Reputation: 3
I have a CSV file with a column to which I would add a sequence of numbers and then link the fields with a join.
Column_A
-----------
claudio
carlo
pierluigi
giovanni
Result:
Column_A |Column_B
---------------------
claudio | 1
carlo | 2
pierluigi | 3
giovanni | 4
Alternatively is there a method to merge two columns of two files that have fields which are to join in?
FILE 1:
Column_A
-------------
claudio
carlo
pierluigi
giovanni
FILE 2:
Column_B
-------------
napoli
roma
milano
genova
Result:
Column_A | Column_B
---------------------
claudio | napoli
carlo | roma
pierluigi | milano
giovanni | genova
Upvotes: 0
Views: 55
Reputation: 403
There are many ways, you can use Apache Pig to do what you want to do.
Since 0.11 version you can use RANK operator.

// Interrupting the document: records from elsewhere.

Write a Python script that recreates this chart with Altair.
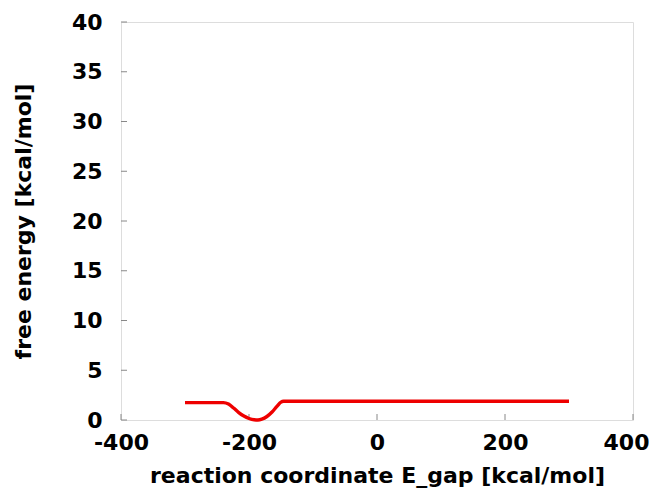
import altair as alt
import pandas as pd

# data
egap = [-300, -280, -260, -240, -232, -224, -216, -208, -200, -192, -186, -180, -172, -164, -156, -150, -146, -140, -100, 0, 100, 200, 300]
free_energy = [1.75, 1.75, 1.75, 1.75, 1.6, 1.2, 0.75, 0.4, 0.15, 0.02, 0.0, 0.08, 0.35, 0.8, 1.4, 1.8, 1.88, 1.88, 1.88, 1.88, 1.88, 1.88, 1.88]

x_ticks = [-400, -200, 0, 200, 400]
y_ticks = [0, 5, 10, 15, 20, 25, 30, 35, 40]

W, H = 512, 398
FONT = "DejaVu Sans"
LBL = "datum.value < 0 ? '-' + abs(datum.value) : '' + datum.value"

df = pd.DataFrame({"x": egap, "y": free_energy})
xt = pd.DataFrame({"x": x_ticks})
yt = pd.DataFrame({"y": y_ticks})

xscale = alt.Scale(domain=[-400, 400], nice=False, zero=False)
yscale = alt.Scale(domain=[0, 40], nice=False, zero=False)

common = dict(ticks=False, grid=False, domain=False, labelFlush=False,
              labelFontSize=22, labelFontWeight="bold", labelFont=FONT, labelColor="black",
              titleFontSize=22, titleFontWeight="bold", titleFont=FONT, titleColor="black",
              labelExpr=LBL)

line = alt.Chart(df).mark_line(color="#ee0000", strokeWidth=3.4, interpolate="monotone").encode(
    x=alt.X("x:Q", scale=xscale,
            axis=alt.Axis(title="reaction coordinate E_gap [kcal/mol]", values=x_ticks,
                          labelPadding=12, titlePadding=12,
                          labelOffset={"condition": {"test": "datum.value == 400", "value": -7}, "value": 0},
                          **common)),
    y=alt.Y("y:Q", scale=yscale,
            axis=alt.Axis(title="free energy [kcal/mol]", values=y_ticks,
                          labelPadding=19, titlePadding=36, **common)),
)

xtick = alt.Chart(xt).mark_rule(color="#888888", strokeWidth=1).encode(
    x=alt.X("x:Q", scale=xscale), y=alt.value(H), y2=alt.value(H - 6)
)
ytick = alt.Chart(yt).mark_rule(color="#888888", strokeWidth=1).encode(
    y=alt.Y("y:Q", scale=yscale), x=alt.value(0), x2=alt.value(6)
)

chart = alt.layer(xtick, ytick, line).properties(
    width=W, height=H,
    autosize=alt.AutoSizeParams(type="none"),
    padding={"left": 113, "top": 14, "right": 16, "bottom": 69},
).configure_view(stroke="#888888", strokeWidth=1.5).configure(background="white")

chart.save("out.html", embed_options={"renderer": "svg", "actions": False})
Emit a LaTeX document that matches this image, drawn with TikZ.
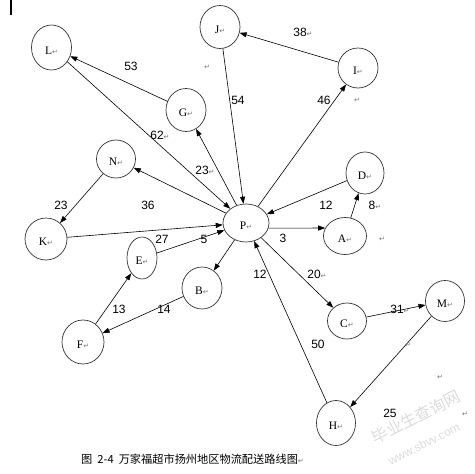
\documentclass[tikz,border=0pt]{standalone}
\usepackage{fontspec}
\setmainfont{Liberation Serif}
\newfontfamily\numfont{Liberation Sans}
\newfontfamily\djv{DejaVu Sans}
\newfontfamily\cjk{Noto Sans CJK SC}
\usetikzlibrary{arrows.meta,shapes.geometric}
\newcommand\retmark{{\djv\fontsize{7}{7}\selectfont\textcolor{black!55}{↵}}}
\begin{document}
\begin{tikzpicture}[x=1pt,y=-1pt,
  stn/.style n args={2}{ellipse, draw=black!80, line width=0.7pt, inner sep=0pt,
    minimum width=#1pt, minimum height=#2pt, text height=13pt, text depth=0pt,
    font=\fontsize{11.5}{11.5}\selectfont},
  arr/.style={-{Triangle[length=7pt,width=5pt]}, line width=0.6pt},
  wt/.style={font=\numfont\fontsize{12}{12}\selectfont, inner sep=0pt},
  ret/.style={inner sep=0pt},
  wm/.style={rotate=27, text=black!14, inner sep=0pt}]
\useasboundingbox (0,0) rectangle (475,474);
\fill[black] (10,0) rectangle (12,15);
% stations
\node[stn={40}{45}] (L) at (51.5,47.5) {L\retmark};
\node[stn={40}{43}] (J) at (220,27) {J\retmark};
\node[stn={40}{43}] (G) at (186,110) {G\retmark};
\node[stn={40}{40}] (I) at (358,68) {I\retmark};
\node[stn={39}{38}] (N) at (116,159) {N\retmark};
\node[stn={42}{42}] (K) at (46,239) {K\retmark};
\node[stn={30}{42}] (E) at (142,258) {E\retmark};
\node[stn={46}{38}] (P) at (246,223) {P\retmark};
\node[stn={38}{42}] (D) at (365,173) {D\retmark};
\node[stn={43}{37}] (A) at (345,236) {A\retmark};
\node[stn={40}{42}] (B) at (202,288) {B\retmark};
\node[stn={42}{44}] (F) at (83,342) {F\retmark};
\node[stn={39}{36}] (C) at (347,321) {C\retmark};
\node[stn={39}{41}] (M) at (445,301) {M\retmark};
\node[stn={39}{45}] (H) at (336,423) {H\retmark};
% connectors
\draw[arr] (G) -- (L);
\draw[arr] (L) -- (P);
\draw[arr] (P) -- (G);
\draw[arr] (J) -- (P);
\draw[arr] (I) -- (J);
\draw[arr] (P) -- (I);
\draw[arr] (D) -- (P);
\draw[arr] (A) -- (D);
\draw[arr] (P.-13) -- (A.158);
\draw[arr] (P) -- (C);
\draw[arr] (C) -- (M);
\draw[arr] (M) -- (H);
\draw[arr] (H) -- (P);
\draw[arr] (P) -- (B);
\draw[arr] (E) -- (P);
\draw[arr] (F) -- (E);
\draw[arr] (B) -- (F);
\draw[arr] (K) -- (P);
\draw[arr] (P) -- (N);
\draw[arr] (N) -- (K);
% weights
\node[wt] (w53) at (131,66) {53};
\node[wt] (w62) at (160,135) {62\retmark};
\node[wt] (w54) at (238,100) {54};
\node[wt] (w38) at (303,32) {38\retmark};
\node[wt] (w46) at (324,100) {46};
\node[wt] (w23a) at (205,170) {23\retmark};
\node[wt] (w36) at (148,205) {36};
\node[wt] (w23b) at (61,205) {23};
\node[wt] (w27) at (162,239) {27};
\node[wt] (w5) at (204,239) {5};
\node[wt] (w12a) at (326,205) {12};
\node[wt] (w8) at (375,205) {8\retmark};
\node[wt] (w3) at (283,238) {3};
\node[wt] (w12b) at (260,274) {12};
\node[wt] (w20) at (317,274) {20\retmark};
\node[wt] (w31) at (400,309) {31\retmark};
\node[wt] (w50) at (318,344) {50};
\node[wt] (w25) at (390,413) {25};
\node[wt] (w13) at (119,309) {13};
\node[wt] (w14) at (164,309) {14};
% stray paragraph marks
\node[ret] (r1) at (207,67) {\retmark};
\node[ret] (r2) at (357,100) {\retmark};
\node[ret] (r3) at (382,239) {\retmark};
\node[ret] (r4) at (408,345) {\retmark};
\node[ret] (r5) at (440,377) {\retmark};
\node[ret] (r6) at (465,414) {\retmark};
% watermark
\node[wm, font=\cjk\fontsize{16}{16}\selectfont] (wm1) at (416,417) {毕业生查询网};
\node[wm, font=\numfont\fontsize{12}{12}\selectfont] (wm2) at (424,444) {www.sbvv.com};
% caption
\node[anchor=west, inner sep=0pt, font=\cjk\fontsize{11.2}{11.2}\selectfont] (cap) at (81,459) {图\ \ 2-4\ \ 万家福超市扬州地区物流配送路线图\retmark};
\end{tikzpicture}
\end{document}
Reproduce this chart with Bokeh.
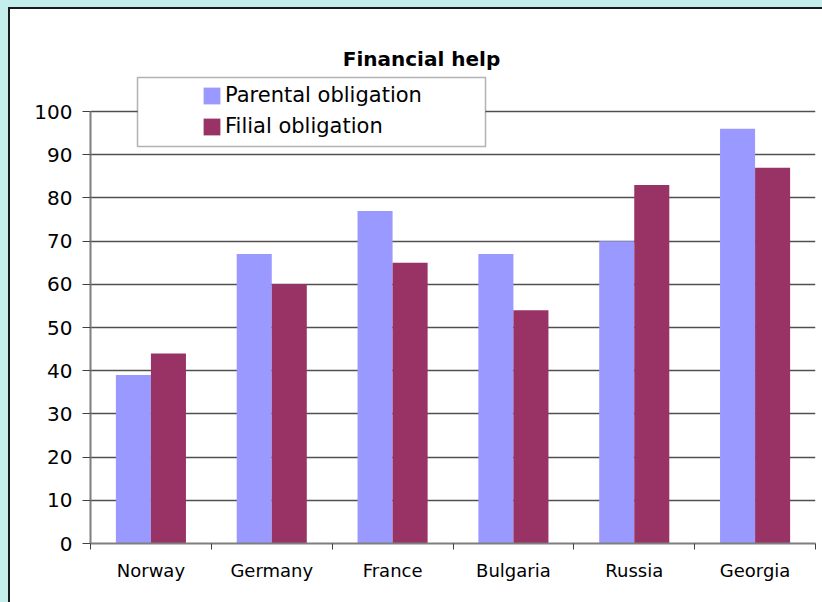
import numpy as np
from bokeh.plotting import figure
from bokeh.layouts import column
from bokeh.models import (Range1d, FixedTicker, Legend, LegendItem, Label,
                          BoxAnnotation, ColumnDataSource)
from bokeh.transform import dodge
from bokeh.embed import file_html
from bokeh.resources import INLINE

countries = ["Norway", "Germany", "France", "Bulgaria", "Russia", "Georgia"]
parental = [39, 67, 77, 67, 70, 96]
filial = [44, 60, 65, 54, 83, 87]
y_ticks = list(range(0, 101, 10))

PAR_COLOR = "#9999FF"
FIL_COLOR = "#993366"
FONT = "DejaVu Sans"
Y_TOP = 115.3  # headroom above 100 for title and legend inside the frame

centers = np.arange(len(countries)) + 0.5
src = ColumnDataSource(dict(x=centers, parental=parental, filial=filial))

p = figure(width=814, height=595, output_backend="svg", toolbar_location=None,
           x_range=Range1d(0, len(countries)), y_range=Range1d(0, Y_TOP),
           min_border_left=80, min_border_right=9, min_border_top=36,
           min_border_bottom=61)
p.outline_line_color = None
p.background_fill_color = None
p.border_fill_color = None
p.styles = {"border-left": "2px solid #1a1a1a", "border-top": "2px solid #1a1a1a",
            "background-color": "white"}

r1 = p.vbar(x=dodge("x", -0.145), top="parental", width=0.29, source=src,
            fill_color=PAR_COLOR, line_color=None)
r2 = p.vbar(x=dodge("x", 0.145), top="filial", width=0.29, source=src,
            fill_color=FIL_COLOR, line_color=None)

# grid
p.xgrid.visible = False
p.ygrid.ticker = FixedTicker(ticks=y_ticks)
p.ygrid.grid_line_color = "#505050"
p.ygrid.grid_line_width = 1.3

# y axis
ya = p.yaxis[0]
ya.ticker = FixedTicker(ticks=y_ticks)
ya.bounds = (0, 100)
ya.axis_line_color = "#7f7f7f"
ya.axis_line_width = 2
ya.major_tick_line_color = "#404040"
ya.major_tick_out = 8
ya.major_tick_in = 0
ya.minor_tick_line_color = None
ya.major_label_text_font = FONT
ya.major_label_text_font_size = "20px"
ya.major_label_text_color = "black"
ya.major_label_standoff = 10

# x axis: labels at centers, tick marks at category boundaries
xa = p.xaxis[0]
xa.ticker = FixedTicker(ticks=list(centers), minor_ticks=list(range(len(countries) + 1)))
xa.major_label_overrides = {float(c): n for c, n in zip(centers, countries)}
xa.axis_line_color = "#7f7f7f"
xa.axis_line_width = 2
xa.major_tick_line_color = None
xa.major_tick_out = 0
xa.major_tick_in = 0
xa.minor_tick_line_color = "#404040"
xa.minor_tick_out = 6
xa.minor_tick_in = 0
xa.major_label_text_font = FONT
xa.major_label_text_font_size = "18px"
xa.major_label_text_color = "black"
xa.major_label_standoff = 10

# title
p.add_layout(Label(x=331, y=485, x_units="screen", y_units="screen",
                   text="Financial help", text_font=FONT, text_font_style="bold",
                   text_font_size="20px", text_align="center",
                   text_baseline="alphabetic", text_color="black"))

# legend box
box = BoxAnnotation(left=47, right=395, bottom=397, top=466,
                    left_units="screen", right_units="screen",
                    top_units="screen", bottom_units="screen",
                    fill_color="white", fill_alpha=1,
                    line_color="black", line_width=1.5)
p.add_layout(box)

legend = Legend(items=[LegendItem(label="Parental obligation", renderers=[r1]),
                       LegendItem(label="Filial obligation", renderers=[r2])],
                location=(111, 405), orientation="vertical",
                padding=0, margin=0, spacing=7,
                glyph_width=21, glyph_height=21, label_height=21,
                label_standoff=3,
                label_text_font=FONT, label_text_font_size="21px",
                label_text_color="black",
                border_line_alpha=0, background_fill_alpha=0)
p.add_layout(legend)

page = column(p, styles={"background-color": "#c4eeeb", "padding": "7px 0 0 8px"})

open("out.html", "w").write(file_html(page, INLINE))
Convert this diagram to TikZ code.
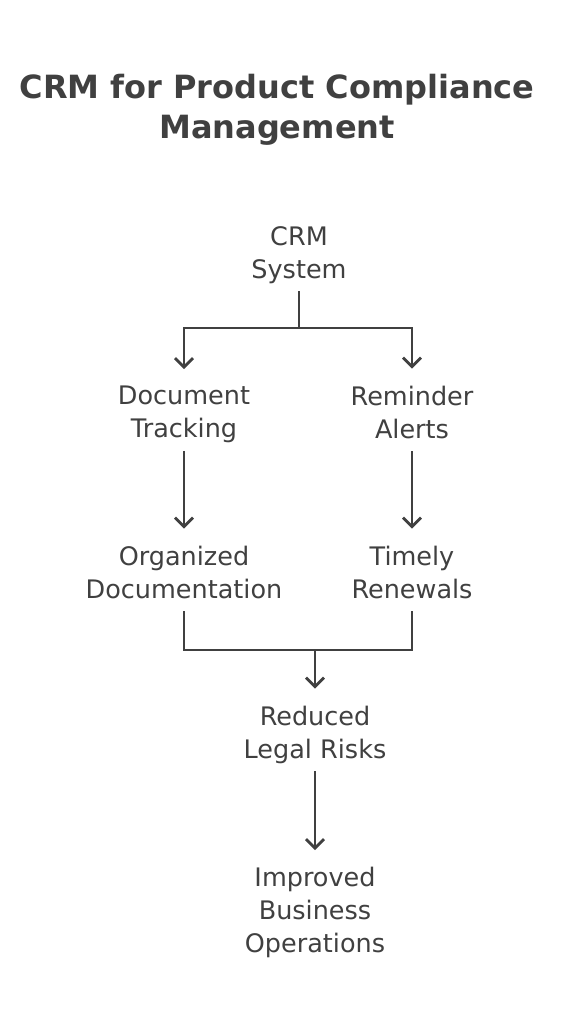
\documentclass[tikz,border=0pt]{standalone}
\usepackage{fontspec}
\setmainfont{DejaVu Sans}
\usepackage{xcolor}
\usepackage{tikz}
\usetikzlibrary{arrows.meta}
\definecolor{ink}{HTML}{404040}

\tikzset{
	box/.style = {text = ink, align = center, inner xsep = 7pt, inner ysep = 3pt, font = \fontsize{25.5}{33}\selectfont,
		execute at begin node = \strut, execute at end node = \strut},
	heading/.style = {text = ink, align = center, font = \bfseries\fontsize{32}{40}\selectfont},
	link/.style = {draw = ink, line width = 2.8pt},
	arrow/.style = {link, shorten > = 14pt, -{Straight Barb[length = 9pt, width = 18pt]}}
}

\begin{document}
\begin{tikzpicture}[x = 1pt, y = -1pt]
		\useasboundingbox (0,0) rectangle (565,1024);
		\node[heading] (title) at (277,110) {CRM for Product Compliance\\Management};
		\node[box] (crm) at (299,257) {CRM\\System};
		\node[box] (doc) at (184,417) {Document\\Tracking};
		\node[box] (rem) at (412,417) {Reminder\\Alerts};
		\node[box] (org) at (184,577) {Organized\\Documentation};
		\node[box] (tim) at (412,577) {Timely\\Renewals};
		\node[box] (red) at (315,737) {Reduced\\Legal Risks};
		\node[box] (imp) at (315,915) {Improved\\Business\\Operations};
		\coordinate (fork) at (299,328);
		\coordinate (join) at (315,650);
		\draw[link] (crm) -- (fork);
		\draw[arrow] (fork) -| (doc);
		\draw[arrow] (fork) -| (rem);
		\draw[arrow] (doc) -- (org);
		\draw[arrow] (rem) -- (tim);
		\draw[link] (org) |- (join);
		\draw[link] (tim) |- (join);
		\draw[arrow] (join) -- (red);
		\draw[arrow] (red) -- (imp);
	\end{tikzpicture}
\end{document}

-- First load your csv file
A1 = LOAD '/path/to/file/file1.csv USING PigStorage(',') AS(name:CHARARRAY);
-- Then RANK
B1 = RANK A1;
-- Look at the results
DUMP B;
-- First load your csv file
A2 = LOAD '/path/to/file/file2.csv USING PigStorage(',') AS(city:CHARARRAY);
B2 = RANK A2;
--- Then join by id (row number)
C = JOIN B1 BY $0, B2 BY $0;
Upvotes: 1